DOWNING Street has played down reports that the “triple lock” on pensions will be abolished as a result of the coronavirus financial crisis.
The triple lock, which has been in force since 2010, acts as a safeguard for state pensioners’ incomes and helps to protect their spending power.
The state pension increases every year based on whatever is highest - average earnings, 2.5%, or the rate of inflation.
However reports from Treasury sources emerged yesterday stating that Chancellor Rishi Sunak was considering suspending the scheme, which was a key part of the Conservatives manifesto pledge in the latest election.
Sources suggested the Chancellor may have to break the pledge on pensions as the cost of the coronavirus crisis, and subsequent job-saving schemes had been much higher than anticipated.
A Downing Street spokesman said yesterday:”Decisions on tax and pension policy are set out at Budget by the Chancellor” adding: “There are no plans to abolish the triple lock, and we will always stand by pensioners.”
Wjen asked if the triple lock might be suspended, rather than removed entirely, he said he would not”speculate on what inflation might be in future”.
A Labour spokesman said the party would not comment on speculation over Government plans, but said: We’ll have to wait to see what exactly the Government is talking about. but the priority must be maintaining pensions, particularly as we come out of the coronavirus crisis.”
He indicated the party would be likely to oppose the measures if they were brought forward by Mr Sunak, adding: “We have long said the triple lock is an important means of addressing the relatively low pension by international standards.”
According to analysis by consultant David Robbins, of Willis Towers Watson, pensioners could lose out on more than £1900 if the state pension was frozen,
The Treasury reportedly warned that keeping the pledge over the next two years could cost billions of pounds as wages are expected to rise after being artificially deflated by the government’s furlough scheme.
About 9m people are being paid through the scheme, which sees the government pay 80% of wages up to £2,500 a month.

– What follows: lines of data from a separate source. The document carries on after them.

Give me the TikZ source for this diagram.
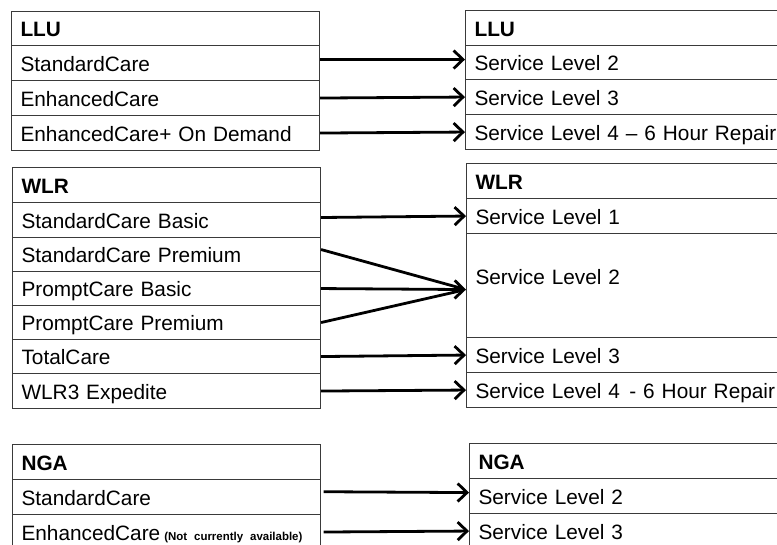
\documentclass[tikz,border=0pt]{standalone}
\usepackage{fontspec}
\setmainfont{Liberation Sans}
\usetikzlibrary{arrows.meta}
\definecolor{boxgray}{HTML}{3A3A3A}
\begin{document}
\begin{tikzpicture}[x=0.75pt,y=-0.75pt,
  cellbase/.style={draw=boxgray, line width=0.8pt, anchor=north west, inner ysep=0pt,
    align=left, text height=12pt, text depth=0pt, font=\fontsize{15.6}{19}\selectfont},
  cellL/.style={cellbase, inner xsep=6.75pt, text width=217.5pt, minimum height=#1*0.75pt},
  cellR/.style={cellbase, inner xsep=6.75pt, text width=241.5pt, minimum height=#1*0.75pt},
  arr/.style={line width=2.1pt, -{Straight Barb[length=7pt,width=13.5pt]}},
  plainline/.style={line width=2.1pt}]
\clip (0,0) rectangle (777,544);
% LLU
\node[cellL=34] (lh) at (11,11) {\textbf{LLU}};
\node[cellL=35] (l1) at (11,45) {StandardCare};
\node[cellL=35] (l2) at (11,80) {EnhancedCare};
\node[cellL=35] (l3) at (11,115) {EnhancedCare+ On Demand};
\node[cellR=35] (rh) at (465,10) {\textbf{LLU}};
\node[cellR=34] (r1) at (465,45) {Service Level 2};
\node[cellR=35] (r2) at (465,79) {Service Level 3};
\node[cellR=35] (r3) at (465,114) {Service Level 4 -- 6 Hour Repair};
% WLR
\node[cellL=35] (wh) at (12,167) {\textbf{WLR}};
\node[cellL=35] (w1) at (12,202) {StandardCare Basic};
\node[cellL=34] (w2) at (12,237) {StandardCare Premium};
\node[cellL=34] (w3) at (12,271) {PromptCare Basic};
\node[cellL=34] (w4) at (12,305) {PromptCare Premium};
\node[cellL=34] (w5) at (12,339) {TotalCare};
\node[cellL=35] (w6) at (12,373) {WLR3 Expedite};
\node[cellR=35] (vh) at (466,163) {\textbf{WLR}};
\node[cellR=35] (v1) at (466,198) {Service Level 1};
\node[cellR=104, text depth=13.5pt] (v2) at (466,233) {Service Level 2};
\node[cellR=35] (v3) at (466,337) {Service Level 3};
\node[cellR=35] (v4) at (466,372) {Service Level 4\hspace{0.45em}- 6 Hour Repair};
% NGA
\node[cellL=35] (nh) at (12,444) {\textbf{NGA}};
\node[cellL=35] (n1) at (12,479) {StandardCare};
\node[cellL=35] (n2) at (12,514) {EnhancedCare\hspace{3pt}{\fontsize{8.6}{10}\selectfont\bfseries (Not currently available)}};
\node[cellR=35] (mh) at (469,443) {\textbf{NGA}};
\node[cellR=35] (m1) at (469,478) {Service Level 2};
\node[cellR=35] (m2) at (469,513) {Service Level 3};
% arrows
\coordinate (tip) at ([yshift=-3pt]v2.west);
\draw[arr] ([yshift=2.6pt]l1.east) -- ([yshift=2.25pt]r1.west);
\draw[arr] (l2.east) -- (r2.west);
\draw[arr] (l3.east) -- (r3.west);
\draw[arr] ([yshift=1.9pt]w1.east) -- (v1.west);
\draw[plainline, shorten >=3pt] ([yshift=3.75pt]w2.east) -- (tip);
\draw[arr] (w3.east) -- (tip);
\draw[plainline, shorten >=3pt] (w4.east) -- (tip);
\draw[arr] (w5.east) -- (v3.west);
\draw[arr] (w6.east) -- (v4.west);
\draw[arr, shorten <=2pt] ([yshift=4pt]n1.east) -- ([yshift=2.6pt]m1.west);
\draw[arr, shorten <=2pt] (n2.east) -- (m2.west);
\end{tikzpicture}
\end{document}
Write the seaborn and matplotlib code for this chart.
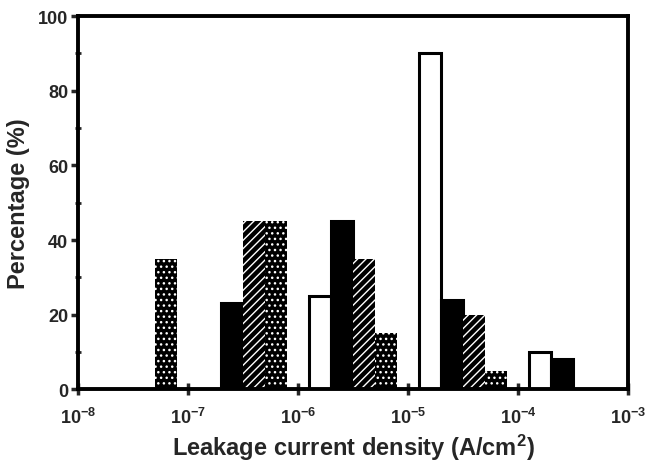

It is due to be wound down gradually, with employers required to start paying contributions in August and by October they will have to pay 20% of the 80% of furloughed salaries,
By the end of October the scheme will stop altogether, however First Minister Nicola Sturgeon has repeatedly called for it to be extended to industries most in need.
Tory backbencher Steve Baker supported scrapping the pledge, saying: “We can’t afford it.
“We are looking at the public finances being in a genuinely catastrophic state ‘We are all going to have to make very hard choices.”